Admiral Osama Rabie, the Suez Canal Authority’s chairman, said it showed that the waterway was ready to absorb higher capacity amid an ambitious expansion project.
This expansion was accelerated after the Ever Given container ship ran aground in March, stopping traffic for six days and disrupting global trade. The $10-billion project is expected to triple annual revenue and double the number of vessels passing through the vital waterway by 2023.
Nearly 19,000 ships traversed the waterway last year, an average of 51.5 ships a day, according to the canal authority.

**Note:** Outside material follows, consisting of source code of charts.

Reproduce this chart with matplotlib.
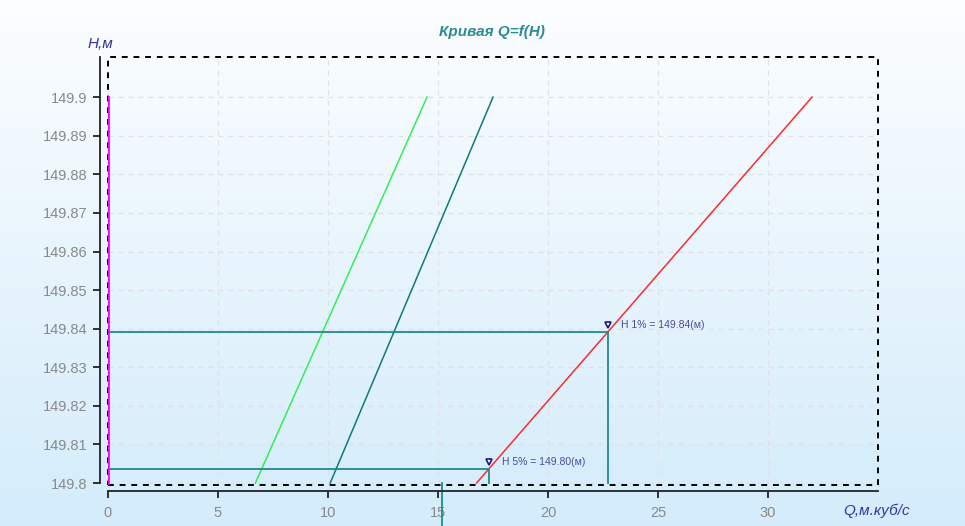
import numpy as np
import matplotlib
matplotlib.use('Agg')
import matplotlib.pyplot as plt
from matplotlib.patches import Rectangle

plt.rcParams['font.family'] = ['Liberation Sans', 'DejaVu Sans']

# curves Q=f(H): (Q at H=149.80, Q at H=149.90)
h_ends = [149.80, 149.90]
q_green = [6.7, 14.5]
q_teal = [10.1, 17.5]
q_red = [16.75, 32.0]

# design levels
h5_level = 149.8036
h5_q = 17.3
h1_level = 149.8391
h1_q = 22.71
q_extra = 15.2
h5_text = 'H 5% = 149.80(м)'
h1_text = 'H 1% = 149.84(м)'

x_ticks = [0, 5, 10, 15, 20, 25, 30]
y_ticks = [149.8, 149.81, 149.82, 149.83, 149.84, 149.85, 149.86, 149.87, 149.88, 149.89, 149.9]
y_labels = ['149.8', '149.81', '149.82', '149.83', '149.84', '149.85', '149.86', '149.87', '149.88', '149.89', '149.9']

fig = plt.figure(figsize=(9.65, 5.26), dpi=100)

# background gradient
bg = fig.add_axes([0, 0, 1, 1], zorder=-10)
grad = np.linspace(0, 1, 256).reshape(-1, 1)
top = np.array([0.99, 0.995, 1.0])
bot = np.array([0.83, 0.925, 0.985])
img = top + (bot - top) * grad[:, :, None]
bg.imshow(img, aspect='auto', extent=[0, 1, 0, 1])
bg.axis('off')

ax = fig.add_axes([108/965, 41/526, 770/965, 428/526])
ax.patch.set_alpha(0)
ax.set_xlim(0, 35)
ax.set_ylim(149.7995, 149.9104)

tc = '#1f8a8a'
ax.plot([0, 0], h_ends, color='#ff00ff', lw=2, zorder=7)
ax.plot(q_green, h_ends, color='#33ee55', lw=1.1)
ax.plot(q_teal, h_ends, color='#0f7a7a', lw=1.1)
ax.plot(q_red, h_ends, color='#ff2a2a', lw=1.1)

ax.plot([0, h5_q, h5_q], [h5_level, h5_level, 149.8], color=tc, lw=1.3)
ax.plot([0, h1_q, h1_q], [h1_level, h1_level, 149.8], color=tc, lw=1.3)
ax.plot([q_extra, q_extra], [149.8, 149.789], color=tc, lw=1.3, clip_on=False)

for q, h, txt in [(h5_q, h5_level, h5_text), (h1_q, h1_level, h1_text)]:
    ax.plot(q, h + 0.0018, marker='v', ms=5, mfc='white', mec='#1a1a80', mew=1.2, zorder=5)
    ax.text(q + 0.6, h + 0.0018, txt, fontsize=7.5, color='#4a4a9a', va='center')

ax.grid(True, color='#e0e0e6', ls=(0, (4, 4)), lw=0.9)
ax.set_xticks(x_ticks)
ax.set_yticks(y_ticks)
ax.set_yticklabels(y_labels)
ax.tick_params(colors='#222222', labelcolor='#8a8a8a', labelsize=10.5, width=1.3, length=5)
ax.tick_params(axis='x', pad=6)

for s in ['top', 'right']:
    ax.spines[s].set_visible(False)
ax.spines['left'].set_position(('outward', 6))
ax.spines['left'].set_bounds(149.8, 149.9104)
ax.spines['bottom'].set_position(('outward', 4))
ax.spines['left'].set_linewidth(1.3)
ax.spines['bottom'].set_linewidth(1.3)
ax.spines['left'].set_color('#222222')
ax.spines['bottom'].set_color('#222222')

ax.add_patch(Rectangle((0, 0), 1, 1, transform=ax.transAxes, fill=False,
                       ec='black', lw=1.4, ls=(0, (3, 3)), clip_on=False, zorder=6))

fig.text(492/965, 1 - 32/526, 'Кривая Q=f(H)', color='#2b8c96', fontsize=11,
         fontweight='bold', style='italic', ha='center', va='center')
fig.text(100/965, 1 - 44/526, 'H,м', color='#3535a5', fontsize=11,
         style='italic', ha='center', va='center')
fig.text(877/965, 1 - 511/526, 'Q,м.куб/с', color='#3535a5', fontsize=11,
         style='italic', ha='center', va='center')

fig.savefig('out.png', dpi=100)
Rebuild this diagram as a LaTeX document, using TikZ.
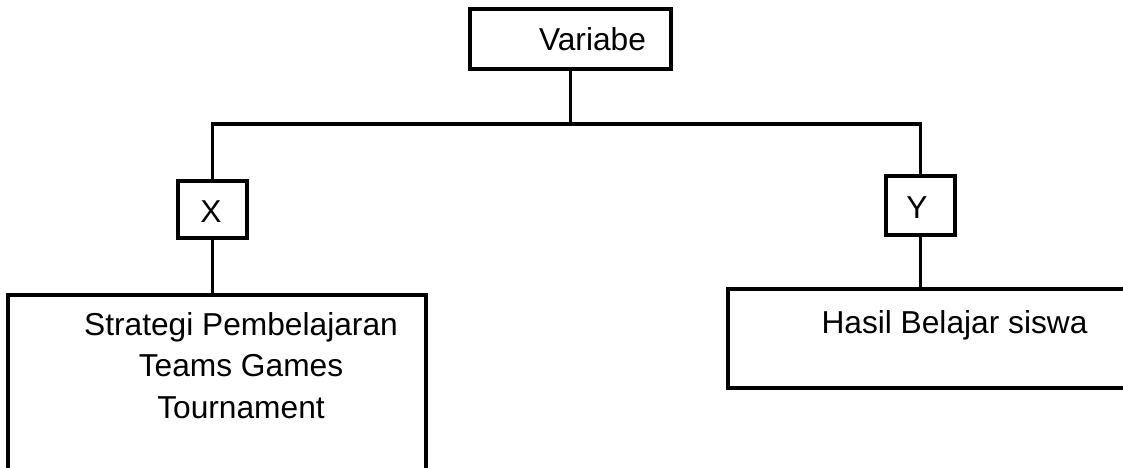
\documentclass[tikz,border=0pt]{standalone}
\usepackage{fontspec}
\setmainfont{Liberation Sans}
\begin{document}
\begin{tikzpicture}[x=1pt,y=-1pt,
  conn/.style={line width=3.2pt},
  boxframe/.style={draw,line width=3.2pt,inner sep=0pt},
  lbl/.style={font=\fontsize{31.7}{41.5}\selectfont,inner sep=0pt,anchor=base}]
\useasboundingbox (0,0) rectangle (1123,467);
\clip (0,0) rectangle (1123,467);
% top box
\node[boxframe,minimum width=201pt,minimum height=60pt] (var) at (570.5,39) {};
\node[lbl] (vart) at (592.5,50) {Variabe};
% X and Y boxes
\node[boxframe,minimum width=69pt,minimum height=57pt] (xb) at (212.5,209.5) {};
\node[lbl] (xt) at (211,222) {X};
\node[boxframe,minimum width=69pt,minimum height=59pt] (yb) at (920.5,205.5) {};
\node[lbl] (yt) at (917,218) {Y};
% bottom boxes (open)
\coordinate (bar) at (0,124);
\coordinate (ltop) at (0,295);
\coordinate (rtop) at (0,289);
\draw[conn] (8,480) -- (8,295) -- (426,295) -- (426,480);
\draw[conn] (1135,289) -- (728,289) -- (728,388) -- (1135,388);
\node[lbl,align=center,anchor=north] (lt) at (241,312) {Strategi Pembelajaran\\Teams Games\\Tournament};
\node[lbl] (rt) at (954.5,333) {Hasil Belajar siswa};
% connectors
\draw[conn] (var.south) -- (var.south |- bar);
\draw[conn] (xb.north) -- (xb.north |- bar) -- (yb.north |- bar) -- (yb.north);
\draw[conn] (xb.south) -- (xb.south |- ltop);
\draw[conn] (yb.south) -- (yb.south |- rtop);
\end{tikzpicture}
\end{document}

On Wednesday, the 87 vessels had a total cargo-carrying capacity of 4.8 million tonnes. Thirty-eight traversed the canal from the north and 49 from the south.
Northbound traffic was led by the giant container ship MSC Istanbul with a net tonnage of 182,000, which was on its journey from Morocco to Singapore.
The Liberian-flagged container ship MSC Anna, travelling from Saudi Arabia to Egypt with a net tonnage of 203,000, led the southbound convoy.
The traffic included 18 container ships, 18 large oil tankers and 10 liquefied natural gas and liquefied petroleum gas tankers.
Millions in lost revenue
Admiral Rabie said widening and deepening the canal would be the priority in the first phase of the new project.
Dredging work to turn 10 kilometres of a 40-km, single-lane stretch of the canal into a double lane area began in May.
Currently, two bypasses exist along the canal that allow ships to move in both directions simultaneously, one of which was completed in 2015.
The authority has also purchased its own high-tech rescue equipment in recent months, including two powerful dredgers, to avoid a repeat of the Ever Given incident that cost the canal millions of dollars in lost revenue.
Earlier this month, the Coral Crystal bulk carrier briefly ran aground in the canal, but the authority said it was refloated within an hour.